Christina: The first person that came to my mind is me because that’s the only person I’m in control of. I have to be my own role model, but if I were to say my original ultimate role model has really been my parents.
I am the only person I’m in control of. I have to be my own role model.
They’re both so hard working and my dad just never quits. He was the first part-time ski instructor ever to achieve a Level four in the Canadian Ski Instructors Alliance, which is the highest level for ski instructors.
My grandpa, who was a pioneer in helping the development of the ski industry in Canada and he was a role model as well, paving new trails in the industry. My grandmother just turned a hundred last week. She’s been in my life forever.

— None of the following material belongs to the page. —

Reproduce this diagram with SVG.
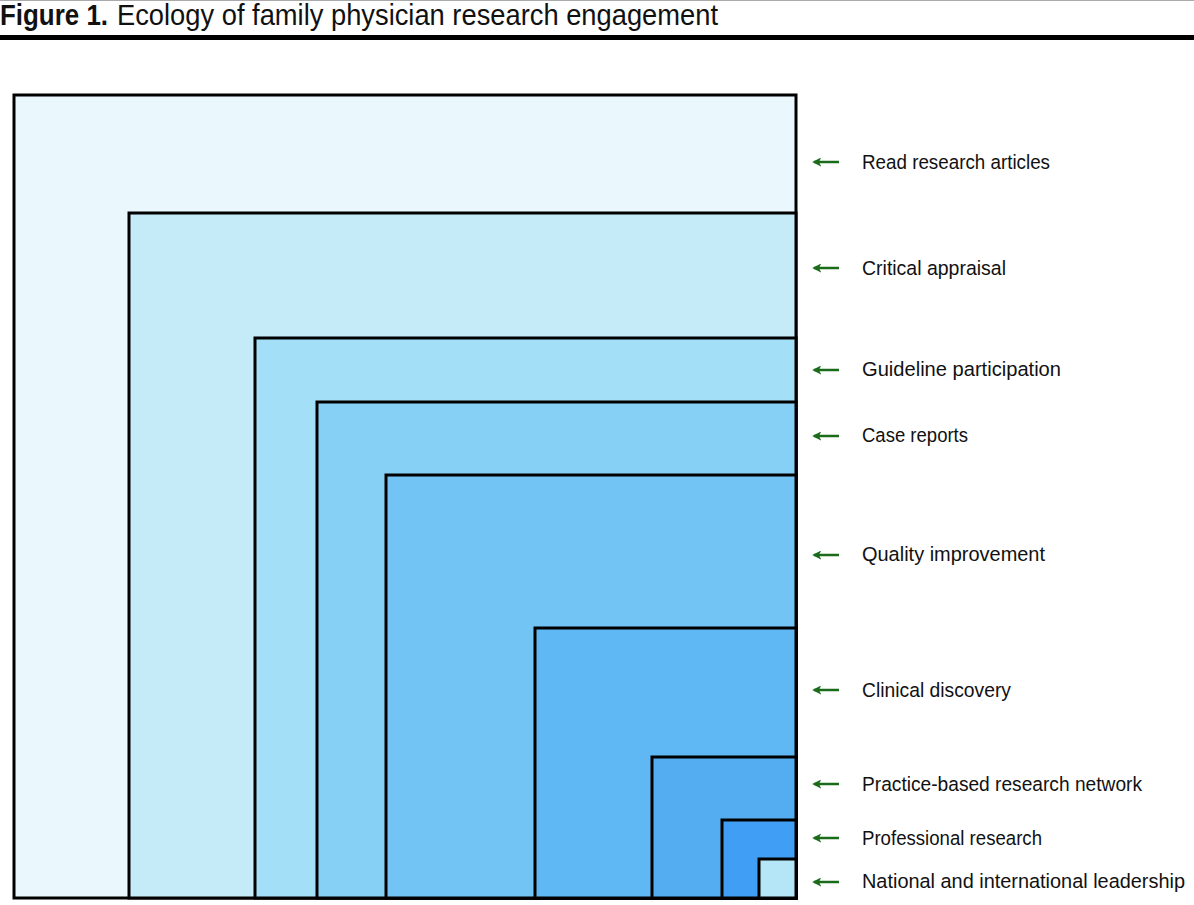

She’s always told me that the world is my oyster. She told me not to let anything stop me. My mother has just been my pillar and my rock in my life. She is so loving and caring.
I’ve been so fortunate to have so much love in my life and so many role models that I do think of myself as being my ultimate role model because they’ve taught me a lot. They taught me to rely on myself, just learn things and never give your power away.

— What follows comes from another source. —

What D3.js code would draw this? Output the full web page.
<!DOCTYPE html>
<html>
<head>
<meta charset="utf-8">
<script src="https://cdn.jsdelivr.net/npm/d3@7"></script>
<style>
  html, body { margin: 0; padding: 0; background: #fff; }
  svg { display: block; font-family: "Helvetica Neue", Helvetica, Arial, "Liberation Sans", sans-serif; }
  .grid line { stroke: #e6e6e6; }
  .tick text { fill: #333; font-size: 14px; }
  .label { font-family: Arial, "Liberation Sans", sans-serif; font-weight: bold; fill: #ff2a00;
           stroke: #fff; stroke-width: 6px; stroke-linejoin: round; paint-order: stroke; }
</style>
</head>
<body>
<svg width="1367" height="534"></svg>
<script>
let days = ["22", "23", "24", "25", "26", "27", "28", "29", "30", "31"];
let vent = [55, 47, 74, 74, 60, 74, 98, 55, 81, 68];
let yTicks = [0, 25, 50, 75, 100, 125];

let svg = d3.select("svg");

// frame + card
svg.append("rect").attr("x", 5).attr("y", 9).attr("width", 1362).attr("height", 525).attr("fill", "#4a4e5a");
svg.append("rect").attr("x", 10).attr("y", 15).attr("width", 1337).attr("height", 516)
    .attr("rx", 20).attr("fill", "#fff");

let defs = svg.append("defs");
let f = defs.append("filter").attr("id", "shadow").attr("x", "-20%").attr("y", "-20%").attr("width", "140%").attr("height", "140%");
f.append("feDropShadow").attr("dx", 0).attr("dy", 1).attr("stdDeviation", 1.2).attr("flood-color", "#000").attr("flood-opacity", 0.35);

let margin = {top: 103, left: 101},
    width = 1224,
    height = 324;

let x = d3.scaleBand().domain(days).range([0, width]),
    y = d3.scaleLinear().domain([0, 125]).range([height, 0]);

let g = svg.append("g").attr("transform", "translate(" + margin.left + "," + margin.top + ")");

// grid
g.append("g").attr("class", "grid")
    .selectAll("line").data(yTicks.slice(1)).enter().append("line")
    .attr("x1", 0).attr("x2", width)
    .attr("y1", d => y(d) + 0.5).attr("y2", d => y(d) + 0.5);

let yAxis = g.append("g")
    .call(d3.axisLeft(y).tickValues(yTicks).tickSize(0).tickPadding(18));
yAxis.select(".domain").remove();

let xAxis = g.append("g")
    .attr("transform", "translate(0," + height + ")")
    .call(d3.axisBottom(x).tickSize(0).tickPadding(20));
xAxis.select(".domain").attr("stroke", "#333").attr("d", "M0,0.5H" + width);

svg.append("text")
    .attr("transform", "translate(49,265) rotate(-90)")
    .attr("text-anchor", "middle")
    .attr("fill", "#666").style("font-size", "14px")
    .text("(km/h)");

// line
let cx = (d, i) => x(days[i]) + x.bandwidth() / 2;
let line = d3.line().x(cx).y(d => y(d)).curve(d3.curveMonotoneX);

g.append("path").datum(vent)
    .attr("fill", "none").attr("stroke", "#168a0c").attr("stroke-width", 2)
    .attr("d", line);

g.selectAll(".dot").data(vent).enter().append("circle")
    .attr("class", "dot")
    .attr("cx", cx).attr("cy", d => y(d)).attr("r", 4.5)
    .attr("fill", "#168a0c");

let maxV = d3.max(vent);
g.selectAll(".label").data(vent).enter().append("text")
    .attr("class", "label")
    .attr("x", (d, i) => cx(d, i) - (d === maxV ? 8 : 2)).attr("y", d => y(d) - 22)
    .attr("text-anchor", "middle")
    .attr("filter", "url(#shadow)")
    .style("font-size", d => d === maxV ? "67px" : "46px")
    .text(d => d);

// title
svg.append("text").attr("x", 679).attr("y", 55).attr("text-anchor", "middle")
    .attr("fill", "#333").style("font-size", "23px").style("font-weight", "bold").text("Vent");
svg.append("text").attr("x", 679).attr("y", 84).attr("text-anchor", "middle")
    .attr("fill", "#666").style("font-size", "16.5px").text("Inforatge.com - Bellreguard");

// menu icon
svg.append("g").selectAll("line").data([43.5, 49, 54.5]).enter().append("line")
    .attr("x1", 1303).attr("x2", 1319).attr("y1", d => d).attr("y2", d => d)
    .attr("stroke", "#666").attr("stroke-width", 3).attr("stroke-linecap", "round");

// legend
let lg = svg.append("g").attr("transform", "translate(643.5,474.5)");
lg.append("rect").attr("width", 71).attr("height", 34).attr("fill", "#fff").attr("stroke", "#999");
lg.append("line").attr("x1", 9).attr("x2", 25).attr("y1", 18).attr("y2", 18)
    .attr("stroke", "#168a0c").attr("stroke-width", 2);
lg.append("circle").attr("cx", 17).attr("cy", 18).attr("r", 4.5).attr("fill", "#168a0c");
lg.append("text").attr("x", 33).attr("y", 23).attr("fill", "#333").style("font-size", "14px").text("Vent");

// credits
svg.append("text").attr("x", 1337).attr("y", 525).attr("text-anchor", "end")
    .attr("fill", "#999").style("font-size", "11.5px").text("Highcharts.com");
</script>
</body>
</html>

Christian: That is really cool.
Her upcoming book “Empowerment – Explore, Transform, Flourish”
Christian: That also leads into the book that you have coming out called “Empowerment” with the subtitle “Explore, Transform, Flourish”. What is the book about and what does the reader get?
Christina: It’s a combination of what we’ve been speaking about. It’s “Empowered” and it really says what it does. Everything that I’ve gone through, whether it was negative or positive, has empowered me.
Everything that I’ve gone through, whether it was negative or positive, has empowered me.
It made me who I am today. It’s made me stronger. A lot of people think that negative experiences, they wouldn’t wish them upon anybody. Yes, we can look at it like that, but the thing is the experience has happened.
How can we recreate it or make lemons into lemonade? It’s really important that we proceed in our life with that state of mind. A lot of people find they get depressed and they get locked into a story and in their life, they repeat that story.
What’s in your mind is so important and you have to be very disciplined throughout your life to not dwell on the negativity of things. It’s about converting or changing that state of mind into a positive state of mind. When I think of the book, it’s laid out in a way that each chapter has certain strengths or reflections that I’ve had on my life.
Her interview nomination
Christian: Do you want to nominate someone to be interviewed?
Christina: I have an ultimate mentor. When I think of anybody that has been inspirational in my life, it has been this man and his name is Jungle Jim Hunter. He was the original, “Crazy Canuck” alpine ski racer.
He has been my inspiration. I actually was his co-host on a radio show that he used to do called the “Jungle Jim Hunter Show”.
Where can you find Christina Smith
Christian: Where can people find you?
Christina: I have a website, authorchristinasmith.com, that’s a landing page for my book. I can also give you a special link that we can post for people to be able to either get a copy, a digital copy, or it would be great to have them even wanting a purchased copy.
Whatever they’d like, I’d love the support. I’ll be doing some additional things from consultation to workshops, podcasts, and various things in association with the book. It’s a new journey for me and you’re an inspiration, Christian. I’m sure I’ll be looking for some mentorship around what you’re doing and how you’re succeeding.
I am on Instagram, Twitter, and Facebook.
Christina Smith’s social profiles
Christian: Christina, thanks so much for your time.
Christina: It was my pleasure. If ever you need me to speak on other topics, I’d be more than happy. I have a plethora.
One thing that I will say, Christian, is it’s not about being an Olympian that’s important. It’s about how you give back to the world with your title to make a difference.